(STATED GOAL) State how many lines of the records contain the string "page". Give the number alone.
━━━━━ PROVIDED MATERIAL ━━━━━
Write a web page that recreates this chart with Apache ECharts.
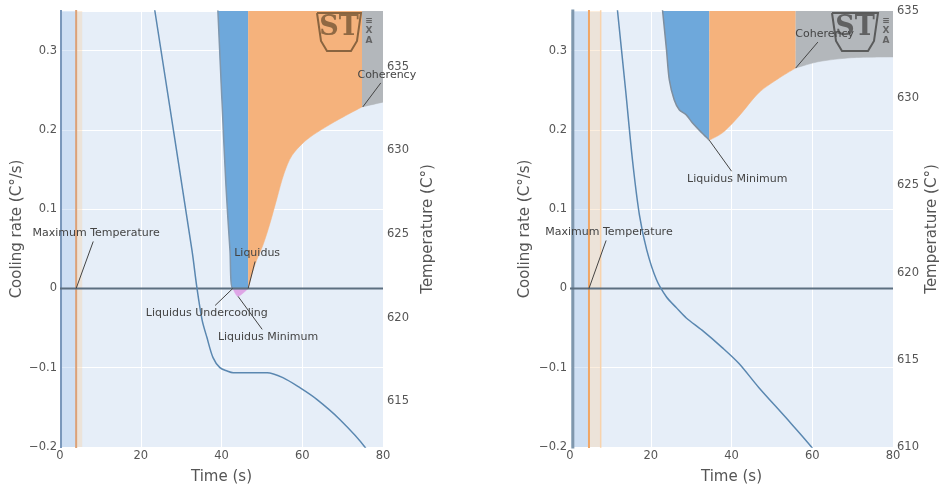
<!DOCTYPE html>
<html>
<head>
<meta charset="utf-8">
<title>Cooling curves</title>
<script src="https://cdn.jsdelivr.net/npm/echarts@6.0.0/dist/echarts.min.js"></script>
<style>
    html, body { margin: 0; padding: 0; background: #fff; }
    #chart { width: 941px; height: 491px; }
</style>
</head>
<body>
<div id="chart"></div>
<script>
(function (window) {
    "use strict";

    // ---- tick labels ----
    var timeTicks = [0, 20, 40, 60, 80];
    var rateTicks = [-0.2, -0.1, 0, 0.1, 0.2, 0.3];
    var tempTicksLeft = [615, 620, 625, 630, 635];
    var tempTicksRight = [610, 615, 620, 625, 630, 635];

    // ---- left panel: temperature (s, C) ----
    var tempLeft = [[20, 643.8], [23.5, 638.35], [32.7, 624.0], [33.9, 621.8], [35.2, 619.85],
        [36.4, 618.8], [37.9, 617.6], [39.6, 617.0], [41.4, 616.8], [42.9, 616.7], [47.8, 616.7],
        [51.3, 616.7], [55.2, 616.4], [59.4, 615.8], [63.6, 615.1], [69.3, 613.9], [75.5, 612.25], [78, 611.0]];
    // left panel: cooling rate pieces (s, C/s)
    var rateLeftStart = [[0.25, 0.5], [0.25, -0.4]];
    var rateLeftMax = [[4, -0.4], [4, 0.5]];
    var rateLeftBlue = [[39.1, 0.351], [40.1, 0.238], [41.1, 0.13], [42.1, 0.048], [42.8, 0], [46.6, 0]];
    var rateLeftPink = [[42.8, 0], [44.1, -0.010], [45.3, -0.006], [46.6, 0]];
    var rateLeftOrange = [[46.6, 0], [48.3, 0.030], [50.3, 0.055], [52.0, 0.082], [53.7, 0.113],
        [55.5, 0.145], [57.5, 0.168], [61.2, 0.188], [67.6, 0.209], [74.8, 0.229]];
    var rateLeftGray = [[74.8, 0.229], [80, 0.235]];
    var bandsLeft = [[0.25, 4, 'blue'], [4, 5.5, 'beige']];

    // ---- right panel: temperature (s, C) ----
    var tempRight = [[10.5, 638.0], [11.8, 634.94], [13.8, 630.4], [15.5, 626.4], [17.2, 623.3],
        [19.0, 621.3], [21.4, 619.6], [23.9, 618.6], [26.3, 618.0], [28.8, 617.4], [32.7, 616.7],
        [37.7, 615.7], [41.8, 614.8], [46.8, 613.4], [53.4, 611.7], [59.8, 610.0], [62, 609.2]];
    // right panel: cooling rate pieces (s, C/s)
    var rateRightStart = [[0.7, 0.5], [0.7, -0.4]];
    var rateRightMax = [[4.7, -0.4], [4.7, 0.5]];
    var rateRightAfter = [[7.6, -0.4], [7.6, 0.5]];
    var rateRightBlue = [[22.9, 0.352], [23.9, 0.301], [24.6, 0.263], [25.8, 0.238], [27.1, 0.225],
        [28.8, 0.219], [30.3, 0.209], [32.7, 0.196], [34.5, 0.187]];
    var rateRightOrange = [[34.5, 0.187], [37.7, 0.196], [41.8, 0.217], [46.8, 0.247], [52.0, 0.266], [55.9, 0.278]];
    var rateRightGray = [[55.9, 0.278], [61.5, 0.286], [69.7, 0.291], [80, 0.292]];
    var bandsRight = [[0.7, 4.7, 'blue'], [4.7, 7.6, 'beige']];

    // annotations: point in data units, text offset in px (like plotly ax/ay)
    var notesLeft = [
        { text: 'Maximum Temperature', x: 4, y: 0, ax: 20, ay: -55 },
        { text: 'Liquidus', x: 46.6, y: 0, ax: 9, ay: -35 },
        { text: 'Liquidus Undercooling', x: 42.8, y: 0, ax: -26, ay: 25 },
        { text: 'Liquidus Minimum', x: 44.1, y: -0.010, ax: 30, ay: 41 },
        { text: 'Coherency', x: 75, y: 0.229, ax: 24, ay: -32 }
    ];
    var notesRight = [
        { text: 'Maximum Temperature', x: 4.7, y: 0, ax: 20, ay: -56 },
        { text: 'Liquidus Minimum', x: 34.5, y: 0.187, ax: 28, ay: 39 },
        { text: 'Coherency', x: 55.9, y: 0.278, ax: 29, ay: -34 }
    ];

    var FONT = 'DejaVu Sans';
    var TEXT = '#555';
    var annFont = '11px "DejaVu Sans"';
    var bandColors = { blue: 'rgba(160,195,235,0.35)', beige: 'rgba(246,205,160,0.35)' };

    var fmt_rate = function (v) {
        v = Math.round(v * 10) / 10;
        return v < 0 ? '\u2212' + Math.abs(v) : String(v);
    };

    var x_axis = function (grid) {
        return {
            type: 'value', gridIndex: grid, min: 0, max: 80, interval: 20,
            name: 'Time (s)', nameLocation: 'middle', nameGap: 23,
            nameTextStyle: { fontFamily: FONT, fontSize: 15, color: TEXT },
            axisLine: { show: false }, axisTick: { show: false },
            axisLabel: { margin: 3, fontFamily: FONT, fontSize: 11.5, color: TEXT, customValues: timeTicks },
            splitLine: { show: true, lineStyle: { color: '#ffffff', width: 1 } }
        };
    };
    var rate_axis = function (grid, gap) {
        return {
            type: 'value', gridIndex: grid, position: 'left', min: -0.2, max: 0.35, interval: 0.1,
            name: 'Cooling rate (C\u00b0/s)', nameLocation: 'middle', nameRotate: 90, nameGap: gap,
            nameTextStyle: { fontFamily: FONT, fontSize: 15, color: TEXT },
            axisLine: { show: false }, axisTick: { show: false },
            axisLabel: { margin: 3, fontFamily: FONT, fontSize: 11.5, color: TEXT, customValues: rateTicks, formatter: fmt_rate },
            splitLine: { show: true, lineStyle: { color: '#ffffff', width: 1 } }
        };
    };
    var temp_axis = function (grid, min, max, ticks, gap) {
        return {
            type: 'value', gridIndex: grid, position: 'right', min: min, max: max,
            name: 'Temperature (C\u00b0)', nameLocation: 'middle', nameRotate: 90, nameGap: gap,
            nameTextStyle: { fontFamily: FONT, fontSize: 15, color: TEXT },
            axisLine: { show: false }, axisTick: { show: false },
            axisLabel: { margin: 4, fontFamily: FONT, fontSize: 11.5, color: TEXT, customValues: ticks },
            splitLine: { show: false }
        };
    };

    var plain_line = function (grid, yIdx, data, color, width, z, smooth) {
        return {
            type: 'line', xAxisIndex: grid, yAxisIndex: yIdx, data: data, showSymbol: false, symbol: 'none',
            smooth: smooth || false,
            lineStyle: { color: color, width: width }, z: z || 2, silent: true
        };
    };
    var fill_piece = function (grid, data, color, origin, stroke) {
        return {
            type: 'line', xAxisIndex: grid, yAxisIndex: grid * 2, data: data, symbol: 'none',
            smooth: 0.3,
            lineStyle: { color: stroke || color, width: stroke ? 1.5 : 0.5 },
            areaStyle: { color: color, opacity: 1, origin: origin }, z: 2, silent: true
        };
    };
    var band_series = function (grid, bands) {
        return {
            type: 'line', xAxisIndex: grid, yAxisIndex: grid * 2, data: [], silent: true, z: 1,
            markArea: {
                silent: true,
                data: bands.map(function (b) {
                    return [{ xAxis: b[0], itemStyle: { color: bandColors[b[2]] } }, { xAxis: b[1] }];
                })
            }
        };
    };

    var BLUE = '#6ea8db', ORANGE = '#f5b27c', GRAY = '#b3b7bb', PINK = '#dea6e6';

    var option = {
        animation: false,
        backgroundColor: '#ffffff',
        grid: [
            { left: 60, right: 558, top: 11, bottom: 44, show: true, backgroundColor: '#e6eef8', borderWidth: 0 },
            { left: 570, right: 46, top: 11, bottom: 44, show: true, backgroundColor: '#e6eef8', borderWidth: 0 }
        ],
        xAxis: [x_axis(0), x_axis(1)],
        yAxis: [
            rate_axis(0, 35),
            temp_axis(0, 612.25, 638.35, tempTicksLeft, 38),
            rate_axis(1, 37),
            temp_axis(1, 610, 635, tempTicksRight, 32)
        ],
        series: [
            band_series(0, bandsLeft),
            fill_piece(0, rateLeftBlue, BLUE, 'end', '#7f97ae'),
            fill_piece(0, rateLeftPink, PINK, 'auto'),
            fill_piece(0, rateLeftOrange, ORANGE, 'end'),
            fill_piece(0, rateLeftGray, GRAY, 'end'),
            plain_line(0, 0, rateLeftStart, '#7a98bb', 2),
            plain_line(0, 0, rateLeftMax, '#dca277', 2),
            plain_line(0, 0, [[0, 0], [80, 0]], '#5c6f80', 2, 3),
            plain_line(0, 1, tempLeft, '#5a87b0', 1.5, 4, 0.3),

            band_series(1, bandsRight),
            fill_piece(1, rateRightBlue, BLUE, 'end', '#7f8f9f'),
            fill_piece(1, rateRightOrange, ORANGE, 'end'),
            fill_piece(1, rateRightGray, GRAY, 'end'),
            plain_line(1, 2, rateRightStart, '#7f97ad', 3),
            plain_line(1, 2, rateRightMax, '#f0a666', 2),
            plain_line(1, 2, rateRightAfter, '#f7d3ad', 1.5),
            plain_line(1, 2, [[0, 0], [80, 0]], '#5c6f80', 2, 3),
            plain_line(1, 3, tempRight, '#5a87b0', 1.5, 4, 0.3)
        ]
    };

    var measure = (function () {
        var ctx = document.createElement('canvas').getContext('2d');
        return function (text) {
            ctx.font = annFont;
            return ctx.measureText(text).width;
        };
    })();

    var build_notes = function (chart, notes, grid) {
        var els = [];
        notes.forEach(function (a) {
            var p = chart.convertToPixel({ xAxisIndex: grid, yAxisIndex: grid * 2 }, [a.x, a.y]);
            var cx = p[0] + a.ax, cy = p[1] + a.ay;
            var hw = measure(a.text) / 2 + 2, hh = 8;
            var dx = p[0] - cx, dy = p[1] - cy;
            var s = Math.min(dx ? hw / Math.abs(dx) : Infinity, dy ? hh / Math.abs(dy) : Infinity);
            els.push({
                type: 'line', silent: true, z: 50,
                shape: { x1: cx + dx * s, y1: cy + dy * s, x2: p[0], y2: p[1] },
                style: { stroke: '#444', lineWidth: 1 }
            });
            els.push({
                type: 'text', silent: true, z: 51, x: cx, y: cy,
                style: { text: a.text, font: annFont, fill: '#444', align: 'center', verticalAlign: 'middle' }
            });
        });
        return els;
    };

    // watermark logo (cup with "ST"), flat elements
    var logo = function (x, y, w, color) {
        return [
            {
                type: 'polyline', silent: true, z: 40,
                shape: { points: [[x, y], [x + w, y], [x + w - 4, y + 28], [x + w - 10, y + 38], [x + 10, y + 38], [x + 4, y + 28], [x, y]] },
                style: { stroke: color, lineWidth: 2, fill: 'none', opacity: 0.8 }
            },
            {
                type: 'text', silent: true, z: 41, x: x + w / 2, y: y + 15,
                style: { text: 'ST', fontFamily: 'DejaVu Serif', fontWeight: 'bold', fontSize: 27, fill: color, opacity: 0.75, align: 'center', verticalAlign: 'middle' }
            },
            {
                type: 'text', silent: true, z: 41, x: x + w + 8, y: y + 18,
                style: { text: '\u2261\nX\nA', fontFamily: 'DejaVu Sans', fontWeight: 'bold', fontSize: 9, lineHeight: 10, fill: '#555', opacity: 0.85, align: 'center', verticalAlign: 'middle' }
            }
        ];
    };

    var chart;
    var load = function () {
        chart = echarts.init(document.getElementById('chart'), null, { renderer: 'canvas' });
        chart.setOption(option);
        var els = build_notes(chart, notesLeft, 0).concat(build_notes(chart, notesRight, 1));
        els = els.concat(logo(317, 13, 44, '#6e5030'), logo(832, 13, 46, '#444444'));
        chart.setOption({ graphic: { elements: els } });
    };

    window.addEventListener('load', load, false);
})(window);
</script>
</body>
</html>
━━━━━
━━━━━ PROVIDED MATERIAL ━━━━━
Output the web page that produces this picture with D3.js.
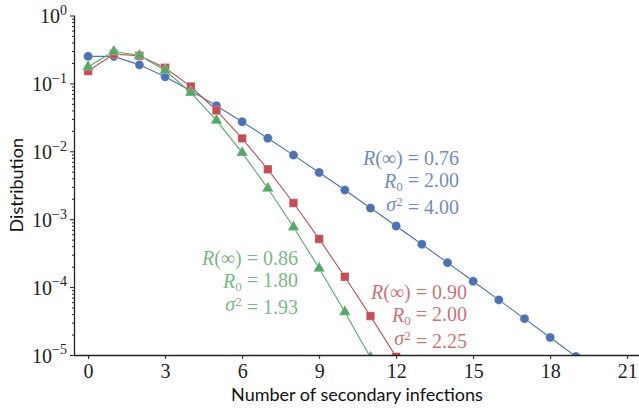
━━━━━
(FULL RESPONSE) 2